Образ Кожуха в романе «Железный поток»

Перед Серафимовичем, встречавшимся и с Е. И. Ковтюхом, прототипом Кожуха, вставала картина коллективного самовоспитания народа, подвига, трагических раздумий, сотворения свободы через самоограничение, дисциплину, борьбу с анархией. Крестьянская масса в романе говорит на «кубанской мове» , писатель даже Кожуха, вожака армии, чаще всего не выделяет из весьма зрелищной толпы, называет условно «он», погружает в состояние «каменного молчания», весь роман благодаря этому превращается в удивительнейшую поэму коллективных жизнеощущений,

величественных и часто взаимоисключающих жестов, подлинно эпических решений народа. В то же время — это временами исповедь сердца и души самого Серафимовича.

«Поэтика» митингов, импульсивных коллективных раздумий над изменчивой ситуацией, усилия людей-великанов с младенчески-наивными лицами, мгновенных реакций с криками, даже воплями и самосудом… Некоторые писатели 20-х годов даже главы романов называли «волнами», «залпами», как бы имитируя развитие, действия людских множеств. Серафимович этот стилистический «грим» не накладывает, но уже пролог изумляет крайней перегрузкой действий,

реплик, жестов. Толпа таманцев — да, еще толпа, не армия и не народ! — возбуждена опасностью. Она винит всех.

Упреки адресуются всем — даже большевистской Москве: «А почему совитска власть подмоги ниякой не дае? Сидят соби у Москви, грають, а нам хлебать що воны заварилы?» Из хаоса реплик, гула вырывается глухая и слепая, безадресная досада:

«- Знамо, завели,- густо отдались солдатские голоса, темно колыхнувшись штыками. — Куда же мы теперь? — До Екатеринодара. — Та там кадеты. — Некуда податься… У ветряка стоит он с железными челюстями и тоненько смотрит острыми, как шило, глазами. Тогда над толпой непоправимо проносится: — Прода-али! …Судорога побежала по толпе, и стало тесно дышать».

Толпа — это голодный зверь, природа которого не знает насыщения. Ее жизнеощущения, массовые митинговые порывы — страшно, «непоправимо» опасны: у толпы лица нет, она устремляется на все хрупкое, слабое, способна растерзать даже… своего спасителя и потом горько покаяться!.. Прежде чем начать говорить, убеждать эту безликую, живущую на грани озверения и малодушия толпу, Кожух вынужден был броситься к пулемету и дать усмиряющую очередь поверх голов…
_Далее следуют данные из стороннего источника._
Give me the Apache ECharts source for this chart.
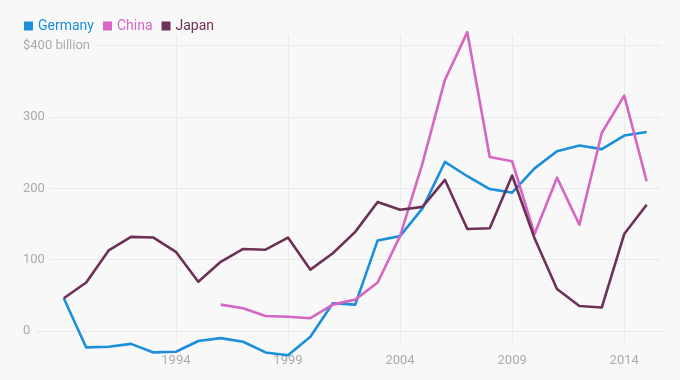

А ведь собраны в этой толпе отнюдь не жестокие люди — вроде той же бабки Гор-пины с дедом, везущих домашний скарб, матерей с грудными детьми, вчерашних пахарей, даже еще и не обутых в солдатские сапоги.

Первородный «грех», т. е. насилие, диктат со стороны Кожуха,- только в конце похода таманцы «увидят», что у него глаза синие, сейчас и они серо-стальные! — возникает не потому, что у него была неограниченная власть, воля к деспотизму и т. п. Еще Ф. Энгельс говорил в свое время, что социальная революция сначала «должна брать вещи такими, какими она их найдет, и бороться с наиболее вопиющим злом при помощи имеющихся налицо средств». Воля, приказ, даже устрашение дезертиров, мародеров, людей социального дна — вот то «железо», те средства самоспасения, что были под рукой. Другое дело — нельзя их абсолютизировать на века…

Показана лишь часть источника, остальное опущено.